Cas clinique 1 (Fig. 1 à 10)
L’os allogénique et les régénérations osseuses guidées (ROG) sont des alternatives qui pourraient voir leurs indications progresser au détriment des greffes autologues.
Des publications récentes remettent en selle les ROG. L’absence d’études multicentriques concordantes soulève quelques questions quant à la reproductibilité des résultats (Khoury G et coll. 2010). Si la perte osseuse concerne le niveau axial associé ou non au sens transversal, les critères de choix deviennent plus complexes et les alternatives multiples. Il faut garder à l’esprit et en vue ce niveau des septas adjacents des dents bordantes et cela quel que soit le choix de la technique.
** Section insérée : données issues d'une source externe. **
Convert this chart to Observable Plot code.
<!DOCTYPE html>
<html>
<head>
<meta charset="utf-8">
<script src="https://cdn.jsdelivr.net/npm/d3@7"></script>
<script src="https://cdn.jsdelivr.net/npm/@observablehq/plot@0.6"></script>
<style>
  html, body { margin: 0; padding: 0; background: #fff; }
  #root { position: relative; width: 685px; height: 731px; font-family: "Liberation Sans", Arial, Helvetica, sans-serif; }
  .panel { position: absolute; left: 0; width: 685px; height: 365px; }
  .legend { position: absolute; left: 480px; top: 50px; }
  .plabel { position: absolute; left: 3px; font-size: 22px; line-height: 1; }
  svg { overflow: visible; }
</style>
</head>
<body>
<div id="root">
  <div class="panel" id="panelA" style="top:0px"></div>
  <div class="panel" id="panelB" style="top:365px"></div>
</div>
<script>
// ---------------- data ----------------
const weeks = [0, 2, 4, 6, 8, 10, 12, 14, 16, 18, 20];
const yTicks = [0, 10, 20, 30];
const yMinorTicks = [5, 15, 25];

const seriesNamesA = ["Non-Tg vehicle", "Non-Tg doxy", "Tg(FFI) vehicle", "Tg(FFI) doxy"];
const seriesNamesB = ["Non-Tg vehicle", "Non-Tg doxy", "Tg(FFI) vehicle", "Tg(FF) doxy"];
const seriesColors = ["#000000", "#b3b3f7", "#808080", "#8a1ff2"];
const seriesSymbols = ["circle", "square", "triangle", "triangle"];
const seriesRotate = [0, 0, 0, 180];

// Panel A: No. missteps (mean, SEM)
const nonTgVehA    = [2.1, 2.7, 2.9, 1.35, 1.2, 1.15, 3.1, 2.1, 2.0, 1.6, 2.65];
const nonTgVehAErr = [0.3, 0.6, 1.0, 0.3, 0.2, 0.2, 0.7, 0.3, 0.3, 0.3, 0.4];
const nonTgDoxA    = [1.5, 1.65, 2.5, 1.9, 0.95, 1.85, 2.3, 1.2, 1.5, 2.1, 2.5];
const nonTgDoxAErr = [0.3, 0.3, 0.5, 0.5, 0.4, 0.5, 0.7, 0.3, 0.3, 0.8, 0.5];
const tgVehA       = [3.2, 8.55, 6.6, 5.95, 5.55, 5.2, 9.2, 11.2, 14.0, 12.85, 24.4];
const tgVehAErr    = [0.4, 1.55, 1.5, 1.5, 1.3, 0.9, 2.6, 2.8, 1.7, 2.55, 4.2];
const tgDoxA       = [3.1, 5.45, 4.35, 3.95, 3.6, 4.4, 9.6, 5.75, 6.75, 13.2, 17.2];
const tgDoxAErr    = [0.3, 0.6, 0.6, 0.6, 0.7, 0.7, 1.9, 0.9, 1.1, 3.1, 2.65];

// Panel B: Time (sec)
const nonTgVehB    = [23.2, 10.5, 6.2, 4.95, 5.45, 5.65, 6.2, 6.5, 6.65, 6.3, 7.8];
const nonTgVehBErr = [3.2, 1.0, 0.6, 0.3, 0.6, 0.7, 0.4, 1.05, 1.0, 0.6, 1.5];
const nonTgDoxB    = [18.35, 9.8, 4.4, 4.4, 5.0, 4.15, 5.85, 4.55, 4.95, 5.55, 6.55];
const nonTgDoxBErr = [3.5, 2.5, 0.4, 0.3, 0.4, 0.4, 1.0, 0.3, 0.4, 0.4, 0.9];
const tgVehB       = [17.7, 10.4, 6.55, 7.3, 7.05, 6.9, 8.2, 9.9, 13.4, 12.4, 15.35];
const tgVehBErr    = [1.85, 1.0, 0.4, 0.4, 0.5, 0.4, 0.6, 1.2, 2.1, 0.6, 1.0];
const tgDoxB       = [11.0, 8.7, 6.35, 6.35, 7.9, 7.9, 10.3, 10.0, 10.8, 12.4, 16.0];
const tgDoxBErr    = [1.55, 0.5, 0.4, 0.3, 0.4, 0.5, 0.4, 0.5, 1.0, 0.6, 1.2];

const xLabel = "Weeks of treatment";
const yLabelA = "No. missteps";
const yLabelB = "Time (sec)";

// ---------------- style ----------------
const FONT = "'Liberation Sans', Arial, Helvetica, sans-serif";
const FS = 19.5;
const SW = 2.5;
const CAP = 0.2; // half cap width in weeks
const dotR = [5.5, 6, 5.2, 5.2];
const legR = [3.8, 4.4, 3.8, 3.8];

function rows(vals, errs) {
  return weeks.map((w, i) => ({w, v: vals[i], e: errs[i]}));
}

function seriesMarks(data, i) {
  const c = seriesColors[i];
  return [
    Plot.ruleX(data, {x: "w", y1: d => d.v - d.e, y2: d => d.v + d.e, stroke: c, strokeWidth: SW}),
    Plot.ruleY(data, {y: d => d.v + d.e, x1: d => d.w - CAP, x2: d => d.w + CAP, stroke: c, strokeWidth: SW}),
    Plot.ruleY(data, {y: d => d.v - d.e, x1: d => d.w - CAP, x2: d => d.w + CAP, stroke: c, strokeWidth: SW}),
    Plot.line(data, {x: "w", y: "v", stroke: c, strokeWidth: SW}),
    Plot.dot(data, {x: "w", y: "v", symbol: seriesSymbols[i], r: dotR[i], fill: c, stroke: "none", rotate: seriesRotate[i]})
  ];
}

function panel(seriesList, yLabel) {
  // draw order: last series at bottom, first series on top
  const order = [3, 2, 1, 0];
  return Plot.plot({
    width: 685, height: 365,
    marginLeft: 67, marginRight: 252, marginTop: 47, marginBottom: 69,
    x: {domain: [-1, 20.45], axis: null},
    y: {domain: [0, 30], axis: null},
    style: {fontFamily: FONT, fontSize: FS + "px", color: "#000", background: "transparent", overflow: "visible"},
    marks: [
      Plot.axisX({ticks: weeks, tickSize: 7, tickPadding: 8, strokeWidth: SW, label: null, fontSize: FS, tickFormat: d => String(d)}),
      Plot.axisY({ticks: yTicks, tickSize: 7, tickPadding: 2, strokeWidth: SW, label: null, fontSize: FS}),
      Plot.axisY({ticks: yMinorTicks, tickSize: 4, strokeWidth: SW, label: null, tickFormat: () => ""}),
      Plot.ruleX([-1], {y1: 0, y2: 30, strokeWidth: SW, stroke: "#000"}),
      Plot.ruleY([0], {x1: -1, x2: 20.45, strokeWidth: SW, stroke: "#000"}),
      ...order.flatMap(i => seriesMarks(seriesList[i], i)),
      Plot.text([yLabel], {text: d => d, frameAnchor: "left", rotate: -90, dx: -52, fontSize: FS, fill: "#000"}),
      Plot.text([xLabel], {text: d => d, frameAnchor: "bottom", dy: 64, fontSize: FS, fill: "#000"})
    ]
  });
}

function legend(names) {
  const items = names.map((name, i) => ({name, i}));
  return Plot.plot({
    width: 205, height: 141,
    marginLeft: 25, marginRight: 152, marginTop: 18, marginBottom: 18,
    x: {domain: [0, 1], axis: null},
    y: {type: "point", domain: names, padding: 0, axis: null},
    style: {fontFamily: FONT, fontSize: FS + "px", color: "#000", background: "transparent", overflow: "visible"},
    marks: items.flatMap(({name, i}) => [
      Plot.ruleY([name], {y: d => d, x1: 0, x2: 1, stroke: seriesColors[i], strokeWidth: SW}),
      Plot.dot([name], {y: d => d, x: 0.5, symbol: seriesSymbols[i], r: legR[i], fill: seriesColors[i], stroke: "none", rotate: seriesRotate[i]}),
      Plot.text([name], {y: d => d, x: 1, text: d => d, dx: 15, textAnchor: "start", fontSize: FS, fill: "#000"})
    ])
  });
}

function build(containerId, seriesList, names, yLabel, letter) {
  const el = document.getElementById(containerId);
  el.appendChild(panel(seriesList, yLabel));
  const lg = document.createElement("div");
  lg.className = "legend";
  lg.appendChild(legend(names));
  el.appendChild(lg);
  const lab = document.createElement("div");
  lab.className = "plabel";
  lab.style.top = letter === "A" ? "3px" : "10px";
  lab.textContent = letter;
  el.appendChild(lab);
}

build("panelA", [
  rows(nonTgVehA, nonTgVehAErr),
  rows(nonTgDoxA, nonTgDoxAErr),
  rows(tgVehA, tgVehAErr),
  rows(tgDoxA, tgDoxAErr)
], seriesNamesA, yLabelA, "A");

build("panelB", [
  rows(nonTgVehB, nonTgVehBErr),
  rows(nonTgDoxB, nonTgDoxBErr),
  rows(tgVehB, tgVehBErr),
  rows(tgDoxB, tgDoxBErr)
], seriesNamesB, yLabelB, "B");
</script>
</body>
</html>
Cas clinique 2 (Fig. 11 à 20)
Pour les pertes étendues libres distales, le choix s’orientera vers la distraction alvéolaire (Khoury E. et coll. 2010), l’ostéotomie segmentaire ou les greffes autologues.
Le critère de choix intègrera le risque de morbidité du site de prélèvement, de complication de la technique choisie et de ses conséquences. La qualité des tissus mous du site résorbé et leur disponibilité à recouvrir l’augmentation sont de première importance.
Ainsi pour les greffes (autologues ou allogéniques), la technique de gestion des tissus mous par tunnellisation développée par Kent et Tatum est l’abord idéal mandibulaire en terme de préservation et de potentialisation de la vascularisation. Elle permet un maintien de la vascularisation crestale et s’affranchit de la traction tissulaire issue de la fonction linguale et cela quelle que soit la passivité de la relaxation vestibulaire.
Cas clinique 3 (Fig. 21 à 30)
En conclusion, la greffe autologue est une technique de choix dans les pertes de substances axiales et transversales associées. Les mécanismes de remodelage imposent l’usage de greffons cortico-spongieux lors d’apposition par blocs. Dès lors que la spongieuse est absente ou réduite, la réduction de la corticale et le broyage de l’os résiduel disponible amènent à la mise en application d’une augmentation par « boxing » au détriment d’un bloc cortical massif.
À chaque fois que les techniques alternatives sont possibles et offrent une augmentation sécurisée, elles doivent être proposées aux patients en expliquant les avantages et inconvénients associés. Le risque de complication inhérent à chaque technique pose la question de la reprise chirurgicale et doit être abordé avec le patient afin de prévenir dans la mesure du possible, l’improbable.